* **Written exercise**
How many lines in this material include the string "Output"? Answer with the number and nothing further.
····················
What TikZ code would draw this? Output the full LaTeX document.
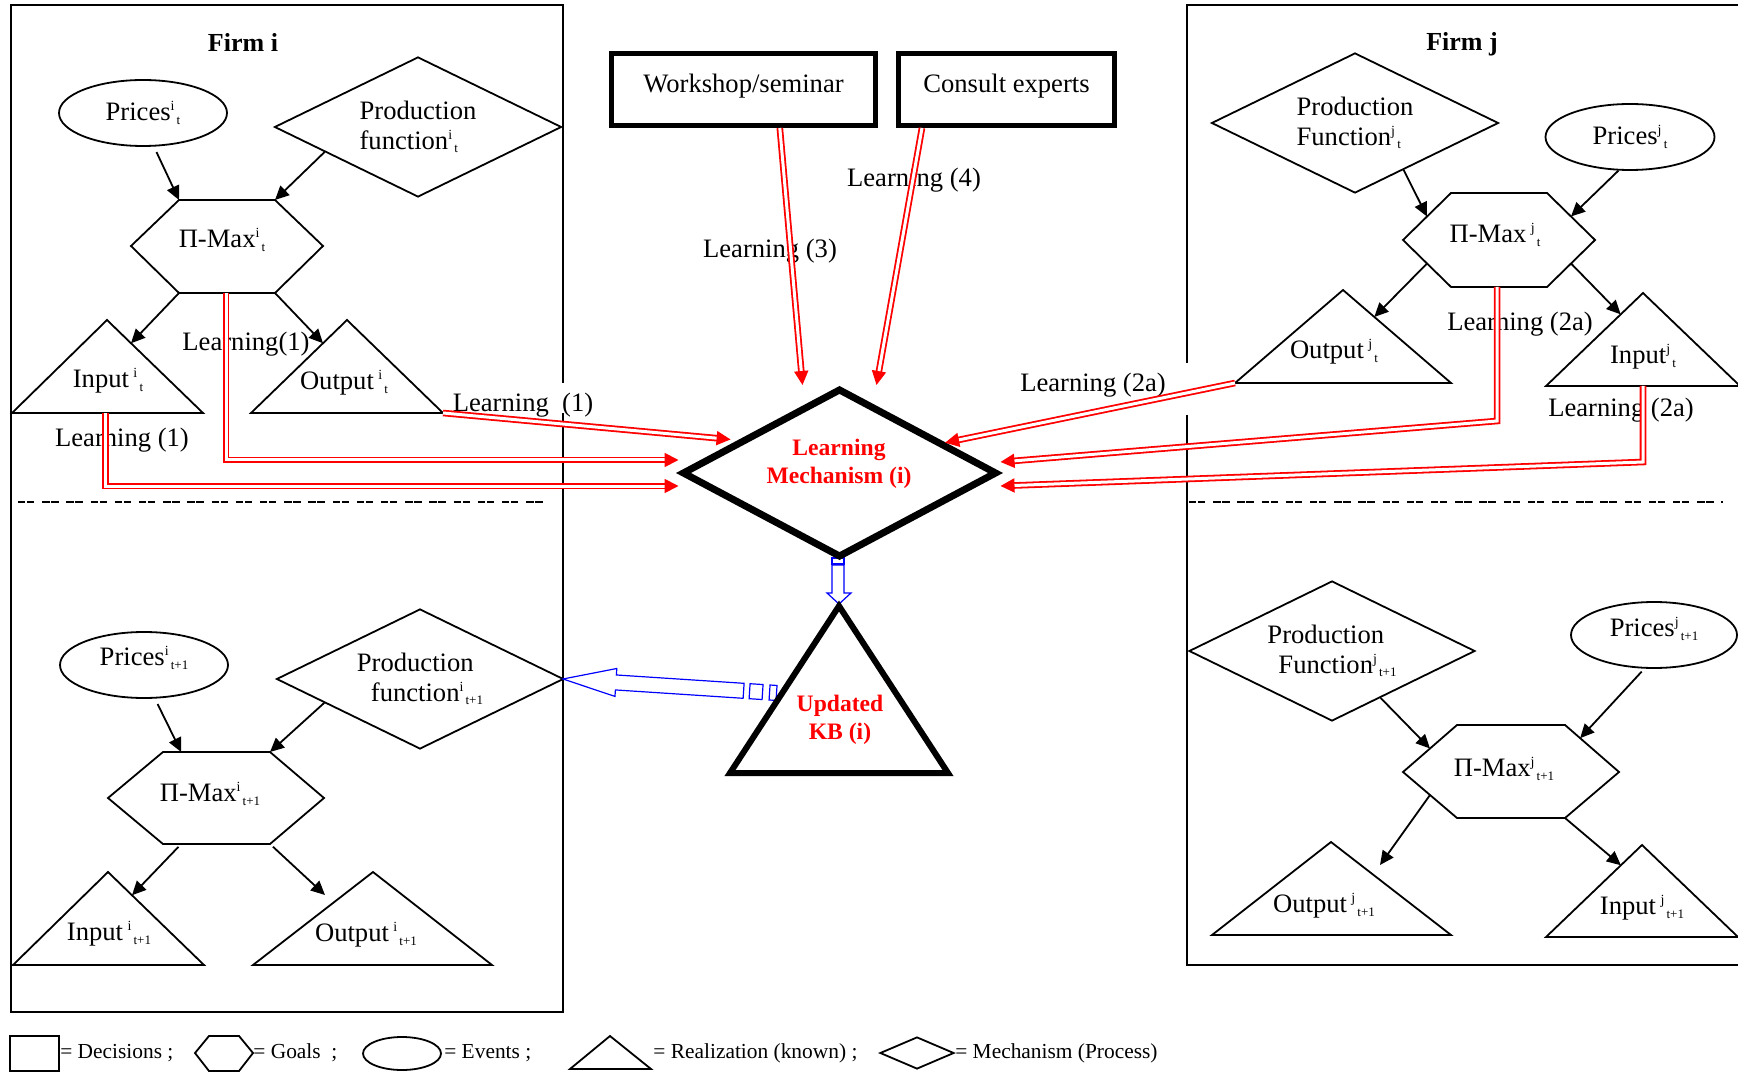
\documentclass[tikz,border=0pt]{standalone}
\usepackage{fontspec}
\setmainfont{Liberation Serif}
\usetikzlibrary{shapes.geometric,arrows.meta,calc}
\newcommand{\ix}[2]{\raisebox{0.8ex}{\fontsize{7}{8}\selectfont #1}\raisebox{-0.3ex}{\fontsize{6.5}{8}\selectfont\,#2}}
\begin{document}
\begin{tikzpicture}[x=0.5pt,y=-0.5pt,
	every node/.style={font=\fontsize{13.3}{15}\selectfont,inner sep=0pt},
	firmbox/.style={line width=1pt},
	tline/.style={line width=1.2pt,dash pattern=on 3.7pt off 0.8pt on 3.7pt off 3.9pt},
	shp/.style={line width=0.9pt},
	event/.style={draw,shp,ellipse,minimum width=84pt,minimum height=33pt},
	mech/.style={draw,shp,diamond,shape aspect=2,minimum width=143.5pt,minimum height=70pt,align=left},
	arr/.style={line width=0.9pt,-{Triangle[length=7pt,width=6.5pt]}},
	learn/.style={draw=red,double=white,line width=0.9pt,double distance=1.5pt,-{Triangle[length=7pt,width=7pt]}},
	kbox/.style={draw,line width=2.5pt,minimum height=36pt},
	blk/.style={draw=blue,fill=white,line width=0.6pt},
	ttl/.style={font=\fontsize{13}{15}\selectfont\bfseries},
	redtxt/.style={text=red,font=\fontsize{11.8}{14.3}\selectfont\bfseries,align=center},
	key/.style={font=\fontsize{10.7}{12}\selectfont,anchor=west},
	keyshp/.style={draw,line width=0.9pt}]
		\useasboundingbox (0,0) rectangle (1738,1074);
		
		% firm i
		\draw[firmbox] (563,383) -- (563,5) -- (11,5) -- (11,1012) -- (563,1012) -- (563,413);
		\draw[tline] (18,502) -- (547,502);
		\node[ttl] (fi) at (243,42) {Firm i};
		
		\node[event] (pri) at (143,113) {Prices\ix{i}{t}};
		\node[mech] (pfi) at (418,127) {Production\\function\ix{i}{t}};
		\draw[shp] (131,246) -- (179,200) coordinate (hiNW) -- (275,200) coordinate (hiNE) -- (323,246) -- (275,293) coordinate (hiSE) -- (179,293) coordinate (hiSW) -- cycle;
		\node (hi) at (222,240) {Π-Max\ix{i}{t}};
		\draw[shp] (12,413) coordinate (iiL) -- (107,320) coordinate (iiT) -- (203,413) coordinate (iiR) -- cycle;
		\node (ii) at (108,381) {Input\,\ix{i}{t}};
		\draw[shp] (251,413) coordinate (oiL) -- (347,320) coordinate (oiT) -- (443,413) coordinate (oiR) -- cycle;
		\node (oi) at (344,383) {Output\,\ix{i}{t}};
		
		\draw[arr,shorten <=3pt] (pri.-72) -- (hiNW);
		\draw[arr] (pfi.-165) -- (hiNE);
		\draw[arr] (hiSW) -- ($(iiT)!0.25!(iiR)$);
		\draw[arr] (hiSE) -- ($(oiT)!0.25!(oiL)$);
		
		\node[event] (pri1) at (144,665) {\raisebox{9pt}{Prices\ix{i}{t+1}}};
		\node[mech] (pfi1) at (420,679) {Production\\\hspace*{7pt}function\ix{i}{t+1}};
		\draw[shp] (108,798) -- (163,752) coordinate (hi1NW) -- (270,752) coordinate (hi1NE) -- (324,798) -- (270,844) coordinate (hi1SE) -- (163,844) coordinate (hi1SW) -- cycle;
		\node (hi1) at (210,794) {Π-Max\ix{i}{t+1}};
		\draw[shp] (13,965) coordinate (ii1L) -- (108,872) coordinate (ii1T) -- (204,965) coordinate (ii1R) -- cycle;
		\node (ii1) at (109,934) {Input\,\ix{i}{t+1}};
		\draw[shp] (253,965) coordinate (oi1L) -- (373,872) coordinate (oi1T) -- (492,965) coordinate (oi1R) -- cycle;
		\node (oi1) at (366,935) {Output\,\ix{i}{t+1}};
		\coordinate (oi1a) at (325,895);
		
		\draw[arr,shorten <=3pt] (pri1.-72) -- ($(hi1NW)!0.17!(hi1NE)$);
		\draw[arr] (pfi1.-166) -- (hi1NE);
		\draw[arr,shorten <=2pt] ($(hi1SW)!0.17!(hi1SE)$) -- ($(ii1T)!0.25!(ii1R)$);
		\draw[arr,shorten <=2pt] (hi1SE) -- (oi1a);
		
		% firm j
		\draw[firmbox] (1187,363) -- (1187,5) -- (1738,5);
		\draw[firmbox] (1187,415) -- (1187,965) -- (1738,965);
		\draw[tline] (1189,502) -- (1723,502);
		\node[ttl] (fj) at (1462,44) {Firm j};
		
		\node[mech] (pfj) at (1355,123) {Production\\Function\ix{j}{t}};
		\node[event,minimum width=84.5pt] (prj) at (1630,137) {Prices\ix{j}{t}};
		\draw[shp] (1403,240) coordinate (hjW) -- (1451,193) coordinate (hjNW) -- (1547,193) coordinate (hjNE) -- (1595,240) coordinate (hjE) -- (1547,287) coordinate (hjSE) -- (1451,287) coordinate (hjSW) -- cycle;
		\node (hj) at (1495,235) {Π-Max\,\ix{j}{t}};
		\draw[shp] (1235,383) coordinate (ojL) -- (1343,290) coordinate (ojT) -- (1451,383) coordinate (ojR) -- cycle;
		\node (oj) at (1334,352) {Output\,\ix{j}{t}};
		\draw[shp] (1546,386) coordinate (ijL) -- (1643,293) coordinate (ijT) -- (1740,386) coordinate (ijR) -- cycle;
		\node (ij) at (1643,357) {Input\ix{j}{t}};
		
		\draw[arr] (pfj.-44) -- ($(hjW)!0.5!(hjNW)$);
		\draw[arr] (prj.-109) -- ($(hjNE)!0.5!(hjE)$);
		\draw[arr] ($(hjW)!0.5!(hjSW)$) -- ($(ojT)!0.29!(ojR)$);
		\draw[arr] ($(hjE)!0.5!(hjSE)$) -- ($(ijT)!0.23!(ijL)$);
		
		\node[mech,minimum width=143pt] (pfj1) at (1332,651) {Production\\\hspace*{5.5pt}Function\ix{j}{t+1}};
		\node[event,minimum width=83pt] (prj1) at (1654,635) {\raisebox{8pt}{Prices\ix{j}{t+1}}};
		\draw[shp] (1403,772) coordinate (hj1W) -- (1457,725) coordinate (hj1NW) -- (1565,725) coordinate (hj1NE) -- (1619,772) coordinate (hj1E) -- (1565,818) coordinate (hj1SE) -- (1457,818) coordinate (hj1SW) -- cycle;
		\node (hj1) at (1504,769) {Π-Max\ix{j}{t+1}};
		\draw[shp] (1212,935) coordinate (oj1L) -- (1331,842) coordinate (oj1T) -- (1451,935) coordinate (oj1R) -- cycle;
		\node (oj1) at (1324,906) {Output\,\ix{j}{t+1}};
		\draw[shp] (1546,937) coordinate (ij1L) -- (1642,845) coordinate (ij1T) -- (1738,937) coordinate (ij1R) -- cycle;
		\node (ij1) at (1642,908) {Input\,\ix{j}{t+1}};
		\coordinate (oj1a) at (1380,865);
		
		\draw[arr] (pfj1.-44) -- ($(hj1W)!0.5!(hj1NW)$);
		\draw[arr,shorten <=2pt] (prj1.-106) -- ($(hj1NE)!0.28!(hj1E)$);
		\draw[arr] ($(hj1W)!0.5!(hj1SW)$) -- (oj1a);
		\draw[arr] (hj1SE) -- ($(ij1T)!0.22!(ij1L)$);
		
		% learning sources
		\node[kbox,minimum width=132pt] (ws) at (743.5,89.5) {\raisebox{6.5pt}{Workshop/seminar}};
		\node[kbox,minimum width=108pt] (ce) at (1006.5,89.5) {\raisebox{6.5pt}{Consult experts}};
		
		\node (l1a) at (246,344) {Learning(1)};
		\node (l1b) at (122,440) {Learning (1)};
		\node (l1c) at (523,405) {Learning~~(1)};
		\node (l3) at (770,251) {Learning (3)};
		\node (l4) at (914,180) {Learning (4)};
		\node (l2a) at (1093,385) {Learning (2a)};
		\node (l2b) at (1520,324) {Learning (2a)};
		\node (l2c) at (1621,410) {Learning (2a)};
		
		% update arrows
		\draw[blk] (832,558) rectangle (844,564);
		\draw[blk] (832,565) -- (844,565) -- (844,593) -- (851,593) -- (839,604) -- (827,593) -- (832,593) -- cycle;
		\begin{scope}[shift={(563,679)},rotate=-3.74]
			\draw[blk] (0,0) -- (53,-14) -- (53,-7.5) -- (181,-7.5) -- (181,7.5) -- (53,7.5) -- (53,14) -- cycle;
			\draw[blk] (187,-7.5) rectangle (200,7.5);
			\draw[blk] (207,-7.5) rectangle (214,7.5);
		\end{scope}
		
		\node[draw,diamond,line width=3.5pt,minimum width=157.5pt,minimum height=84.5pt] (lm) at (839.5,473) {};
		\node[redtxt] (lmt) at (839,464) {Learning\\Mechanism (i)};
		\draw[line width=3pt] (839,606) coordinate (kbT) -- (948,773) -- (730,773) -- cycle;
		\node[redtxt] (kb) at (840,720) {Updated\\KB (i)};
		
		\draw[learn,shorten >=4pt] (oiR) -- (lm.162);
		\draw[learn] ($(hiSW)!0.49!(hiSE)$) |- ([yshift=6.5pt]lm.west);
		\draw[learn] ($(iiL)!0.49!(iiR)$) |- ([yshift=-6.5pt]lm.west);
		\draw[learn] ($(ws.south)!0.27!(ws.south east)$) -- ([xshift=-18.5pt]lm.north);
		\draw[learn] ($(ce.south west)!0.235!(ce.south)$) -- ([xshift=18.5pt]lm.north);
		\draw[learn] (ojL) -- (lm.16);
		\draw[learn] ($(hjSW)!0.48!(hjSE)$) -- ++(0,134) -- ([yshift=5.5pt]lm.east);
		\draw[learn] ($(ijL)!0.5!(ijR)$) -- ++(0,76) -- ([yshift=-6.5pt]lm.east);
		
		% legend
		\node[keyshp,minimum width=24.5pt,minimum height=17.5pt] (kd) at (34.5,1053.5) {};
		\node[key] (kdt) at (kd.east) {= Decisions ;};
		\draw[keyshp] (195,1053) -- (209,1036) -- (239,1036) -- (253,1053) coordinate (kg) -- (239,1071) -- (209,1071) -- cycle;
		\node[key] (kgt) at (kg) {= Goals~~;};
		\node[keyshp,ellipse,minimum width=39pt,minimum height=16.5pt] (ke) at (402,1053.5) {};
		\node[key] (ket) at ([xshift=1pt]ke.east) {= Events ;};
		\draw[keyshp] (570,1069) -- (610,1036) -- (651,1069) -- cycle;
		\coordinate (kr) at (653,1053);
		\node[key] (krt) at (kr) {= Realization (known) ;};
		\node[keyshp,diamond,minimum width=37pt,minimum height=16pt] (km) at (917,1053) {};
		\node[key] (kmt) at (km.east) {= Mechanism (Process)};
	\end{tikzpicture}
\end{document}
····················
* **Task response**
5